Is your Facebook status telling the truth about you?

An extended riff on the impact of social media in The Atlantic asks, “Is Facebook Making Us Lonely?” Stephen Marche argues that no, it isn’t, but it certainly isn’t helping.


Marche suggests a general splay to the pattern of our acquaintances in this era of social media. However, that widening-out has also brought with it fewer deep relationships. We are, he says, effectively broad but shallow in our contact with others.

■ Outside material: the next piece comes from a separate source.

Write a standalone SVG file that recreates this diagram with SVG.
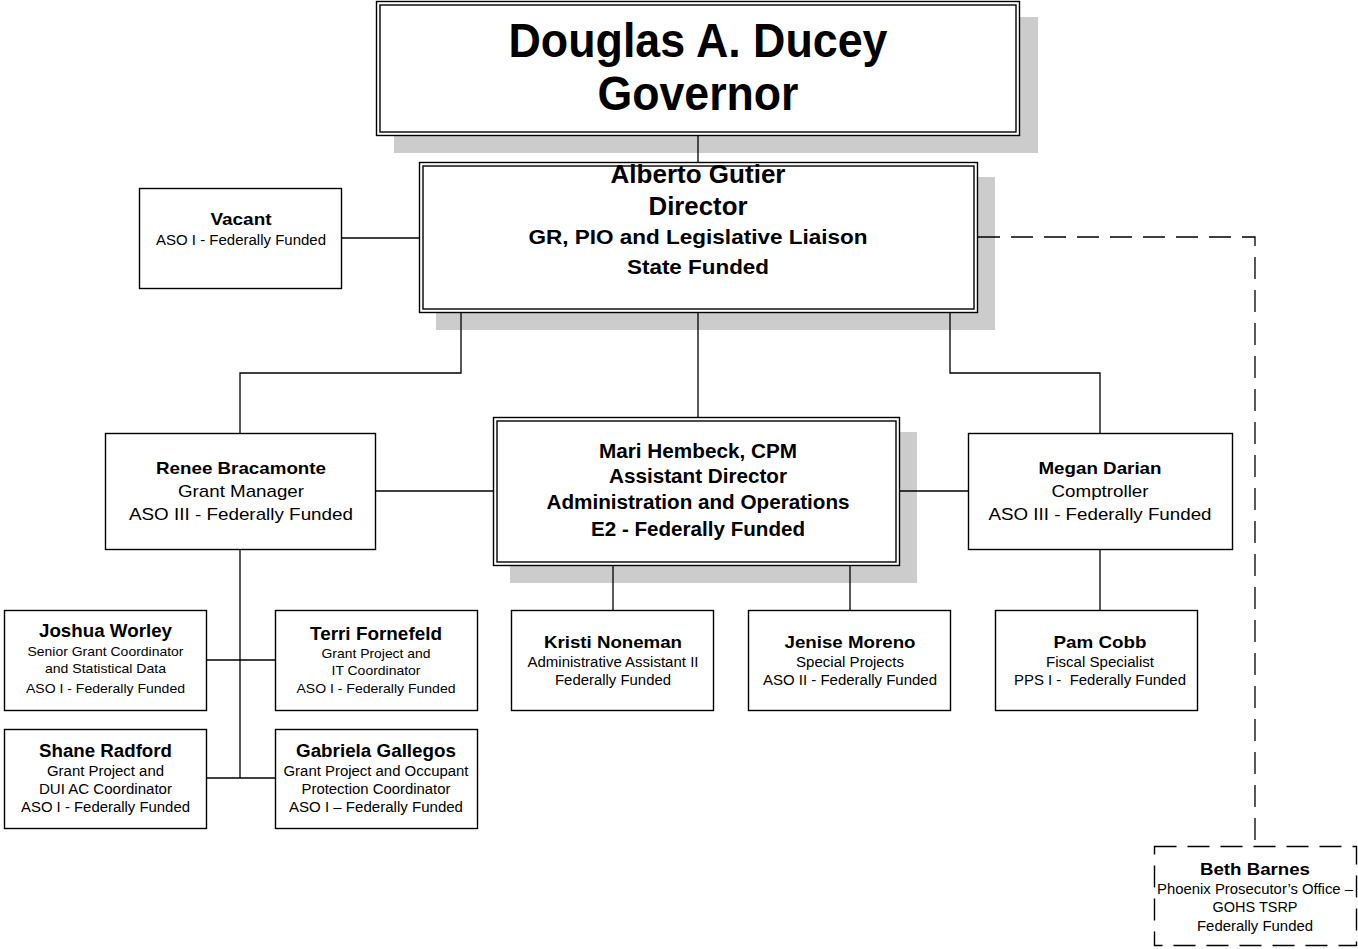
<svg xmlns="http://www.w3.org/2000/svg" width="1358" height="949" viewBox="0 0 1358 949">
<style>
.bg{fill:#ffffff}
.sh{fill:#cccccc;stroke:none}
.box{fill:#ffffff;stroke:#000000;stroke-width:1.4}
.inner{fill:none;stroke:#000000;stroke-width:1.4}
.dbox{fill:#ffffff;stroke:#000000;stroke-width:1.4;stroke-dasharray:22 11}
.ln{fill:none;stroke:#000000;stroke-width:1.3}
.dl{fill:none;stroke:#000000;stroke-width:1.3;stroke-dasharray:22 11}
text{font-family:"Liberation Sans",Arial,sans-serif;text-anchor:middle;fill:#000000}
.b{font-weight:bold}
</style>
<rect class="bg" x="0" y="0" width="1358" height="949"/>
<g id="shadows">
<rect class="sh" x="394" y="17" width="644" height="136"/>
<rect class="sh" x="436" y="177" width="559" height="153"/>
<rect class="sh" x="510" y="432" width="407" height="151"/>
</g>
<g id="connectors">
<path class="ln" d="M698 135 V162"/>
<path class="ln" d="M342 238 H419"/>
<path class="ln" d="M461 313 V373 H240 V433"/>
<path class="ln" d="M698 313 V417"/>
<path class="ln" d="M950 313 V373 H1100 V433"/>
<path class="ln" d="M376 491 H493"/>
<path class="ln" d="M900 491 H968"/>
<path class="ln" d="M240 550 V778"/>
<path class="ln" d="M207 660 H275"/>
<path class="ln" d="M207 778 H275"/>
<path class="ln" d="M613 566 V610"/>
<path class="ln" d="M850 566 V610"/>
<path class="ln" d="M1100 550 V610"/>
<path class="dl" d="M978 237 H1255 V846"/>
</g>
<g id="governor">
<rect class="box" x="376.5" y="1.5" width="643" height="134"/>
<rect class="inner" x="380" y="5" width="636" height="127"/>
<text class="b" x="698" y="57" font-size="48" textLength="379" lengthAdjust="spacingAndGlyphs">Douglas A. Ducey</text>
<text class="b" x="698" y="110" font-size="48" textLength="201" lengthAdjust="spacingAndGlyphs">Governor</text>
</g>
<g id="director">
<rect class="box" x="419.5" y="162.5" width="558" height="150"/>
<rect class="inner" x="423" y="166" width="551" height="143"/>
<text class="b" x="698" y="183" font-size="25" textLength="175" lengthAdjust="spacingAndGlyphs">Alberto Gutier</text>
<text class="b" x="698" y="215" font-size="25" textLength="99" lengthAdjust="spacingAndGlyphs">Director</text>
<text class="b" x="698" y="244" font-size="21" textLength="339" lengthAdjust="spacingAndGlyphs">GR, PIO and Legislative Liaison</text>
<text class="b" x="698" y="274" font-size="21" textLength="142" lengthAdjust="spacingAndGlyphs">State Funded</text>
</g>
<g id="vacant">
<rect class="box" x="139.5" y="188.5" width="202" height="100"/>
<text class="b" x="241" y="225" font-size="17" textLength="61" lengthAdjust="spacingAndGlyphs">Vacant</text>
<text x="241" y="245" font-size="14" textLength="170" lengthAdjust="spacingAndGlyphs">ASO I - Federally Funded</text>
</g>
<g id="renee">
<rect class="box" x="105.5" y="433.5" width="270" height="116"/>
<text class="b" x="241" y="474" font-size="17" textLength="170" lengthAdjust="spacingAndGlyphs">Renee Bracamonte</text>
<text x="241" y="497" font-size="17" textLength="126" lengthAdjust="spacingAndGlyphs">Grant Manager</text>
<text x="241" y="520" font-size="17" textLength="224" lengthAdjust="spacingAndGlyphs">ASO III - Federally Funded</text>
</g>
<g id="mari">
<rect class="box" x="493.5" y="417.5" width="406" height="148"/>
<rect class="inner" x="497" y="421" width="399" height="141"/>
<text class="b" x="698" y="458" font-size="20" textLength="198" lengthAdjust="spacingAndGlyphs">Mari Hembeck, CPM</text>
<text class="b" x="698" y="483" font-size="20" textLength="178" lengthAdjust="spacingAndGlyphs">Assistant Director</text>
<text class="b" x="698" y="509" font-size="20" textLength="303" lengthAdjust="spacingAndGlyphs">Administration and Operations</text>
<text class="b" x="698" y="536" font-size="20" textLength="214" lengthAdjust="spacingAndGlyphs">E2 - Federally Funded</text>
</g>
<g id="megan">
<rect class="box" x="968.5" y="433.5" width="264" height="116"/>
<text class="b" x="1100" y="474" font-size="17" textLength="123" lengthAdjust="spacingAndGlyphs">Megan Darian</text>
<text x="1100" y="497" font-size="17" textLength="97" lengthAdjust="spacingAndGlyphs">Comptroller</text>
<text x="1100" y="520" font-size="17" textLength="223" lengthAdjust="spacingAndGlyphs">ASO III - Federally Funded</text>
</g>
<g id="joshua">
<rect class="box" x="4.5" y="610.5" width="202" height="100"/>
<text class="b" x="105.5" y="637" font-size="18" textLength="133" lengthAdjust="spacingAndGlyphs">Joshua Worley</text>
<text x="105.5" y="656" font-size="13" textLength="156" lengthAdjust="spacingAndGlyphs">Senior Grant Coordinator</text>
<text x="105.5" y="673" font-size="13" textLength="121" lengthAdjust="spacingAndGlyphs">and Statistical Data</text>
<text x="105.5" y="693" font-size="13" textLength="159" lengthAdjust="spacingAndGlyphs">ASO I - Federally Funded</text>
</g>
<g id="terri">
<rect class="box" x="275.5" y="610.5" width="202" height="100"/>
<text class="b" x="376" y="640" font-size="18" textLength="132" lengthAdjust="spacingAndGlyphs">Terri Fornefeld</text>
<text x="376" y="658" font-size="13" textLength="109" lengthAdjust="spacingAndGlyphs">Grant Project and</text>
<text x="376" y="675" font-size="13" textLength="89" lengthAdjust="spacingAndGlyphs">IT Coordinator</text>
<text x="376" y="693" font-size="13" textLength="159" lengthAdjust="spacingAndGlyphs">ASO I - Federally Funded</text>
</g>
<g id="shane">
<rect class="box" x="4.5" y="729.5" width="202" height="99"/>
<text class="b" x="105.5" y="757" font-size="18" textLength="133" lengthAdjust="spacingAndGlyphs">Shane Radford</text>
<text x="105.5" y="776" font-size="14" textLength="117" lengthAdjust="spacingAndGlyphs">Grant Project and</text>
<text x="105.5" y="794" font-size="14" textLength="133" lengthAdjust="spacingAndGlyphs">DUI AC Coordinator</text>
<text x="105.5" y="812" font-size="14" textLength="169" lengthAdjust="spacingAndGlyphs">ASO I - Federally Funded</text>
</g>
<g id="gabriela">
<rect class="box" x="275.5" y="729.5" width="202" height="99"/>
<text class="b" x="376" y="757" font-size="18" textLength="160" lengthAdjust="spacingAndGlyphs">Gabriela Gallegos</text>
<text x="376" y="776" font-size="14" textLength="185" lengthAdjust="spacingAndGlyphs">Grant Project and Occupant</text>
<text x="376" y="794" font-size="14" textLength="149" lengthAdjust="spacingAndGlyphs">Protection Coordinator</text>
<text x="376" y="812" font-size="14" textLength="174" lengthAdjust="spacingAndGlyphs">ASO I – Federally Funded</text>
</g>
<g id="kristi">
<rect class="box" x="511.5" y="610.5" width="202" height="100"/>
<text class="b" x="613" y="648" font-size="17" textLength="138" lengthAdjust="spacingAndGlyphs">Kristi Noneman</text>
<text x="613" y="667" font-size="14" textLength="171" lengthAdjust="spacingAndGlyphs">Administrative Assistant II</text>
<text x="613" y="685" font-size="14" textLength="116" lengthAdjust="spacingAndGlyphs">Federally Funded</text>
</g>
<g id="jenise">
<rect class="box" x="748.5" y="610.5" width="202" height="100"/>
<text class="b" x="850" y="648" font-size="17" textLength="131" lengthAdjust="spacingAndGlyphs">Jenise Moreno</text>
<text x="850" y="667" font-size="14" textLength="108" lengthAdjust="spacingAndGlyphs">Special Projects</text>
<text x="850" y="685" font-size="14" textLength="174" lengthAdjust="spacingAndGlyphs">ASO II - Federally Funded</text>
</g>
<g id="pam">
<rect class="box" x="995.5" y="610.5" width="202" height="100"/>
<text class="b" x="1100" y="648" font-size="17" textLength="93" lengthAdjust="spacingAndGlyphs">Pam Cobb</text>
<text x="1100" y="667" font-size="14" textLength="108" lengthAdjust="spacingAndGlyphs">Fiscal Specialist</text>
<text x="1100" y="685" font-size="14" textLength="172" lengthAdjust="spacingAndGlyphs" xml:space="preserve">PPS I -  Federally Funded</text>
</g>
<g id="beth">
<rect class="dbox" x="1154.5" y="846.5" width="202" height="99"/>
<text class="b" x="1255" y="875" font-size="17" textLength="110" lengthAdjust="spacingAndGlyphs">Beth Barnes</text>
<text x="1255" y="894" font-size="14" textLength="196" lengthAdjust="spacingAndGlyphs">Phoenix Prosecutor’s Office –</text>
<text x="1255" y="912" font-size="14" textLength="85" lengthAdjust="spacingAndGlyphs">GOHS TSRP</text>
<text x="1255" y="931" font-size="14" textLength="116" lengthAdjust="spacingAndGlyphs">Federally Funded</text>
</g>
</svg>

LONELINESS IS CERTAINLY not something that Facebook or Twitter or any of the lesser forms of social media is doing to us. We are doing it to ourselves. Casting technology as some vague, impersonal spirit of history forcing our actions is a weak excuse. We make decisions about how we use our machines, not the other way around. Every time I shop at my local grocery store, I am faced with a choice. I can buy my groceries from a human being or from a machine. I always, without exception, choose the machine. It’s faster and more efficient, I tell myself, but the truth is that I prefer not having to wait with the other customers who are lined up alongside the conveyor belt: the hipster mom who disapproves of my high-carbon-footprint pineapple; the lady who tenses to the point of tears while she waits to see if the gods of the credit-card machine will accept or decline; the old man whose clumsy feebleness requires a patience that I don’t possess. Much better to bypass the whole circus and just ring up the groceries myself.

Our omnipresent new technologies lure us toward increasingly superficial connections at exactly the same moment that they make avoiding the mess of human interaction easy. The beauty of Facebook, the source of its power, is that it enables us to be social while sparing us the embarrassing reality of society—the accidental revelations we make at parties, the awkward pauses, the farting and the spilled drinks and the general gaucherie of face-to-face contact. Instead, we have the lovely smoothness of a seemingly social machine. Everything’s so simple: status updates, pictures, your wall.

But the price of this smooth sociability is a constant compulsion to assert one’s own happiness, one’s own fulfillment. Not only must we contend with the social bounty of others; we must foster the appearance of our own social bounty. Being happy all the time, pretending to be happy, actually attempting to be happy—it’s exhausting….

… a connection is not the same thing as a bond, and … instant and total connection is no salvation.

As an act of noticing a broad, general trend, Marche seems to be saying in a compact essay what people have been saying for years. On the other hand, stories of how social media have brought people together over the miles and years (or more often initially as perfect strangers) and been life-saving are everywhere.

(A recent Mashable infographic from a recent survey drawing on a large sample shows that social loneliness, together with privacy, are matters of concern for Millennials.)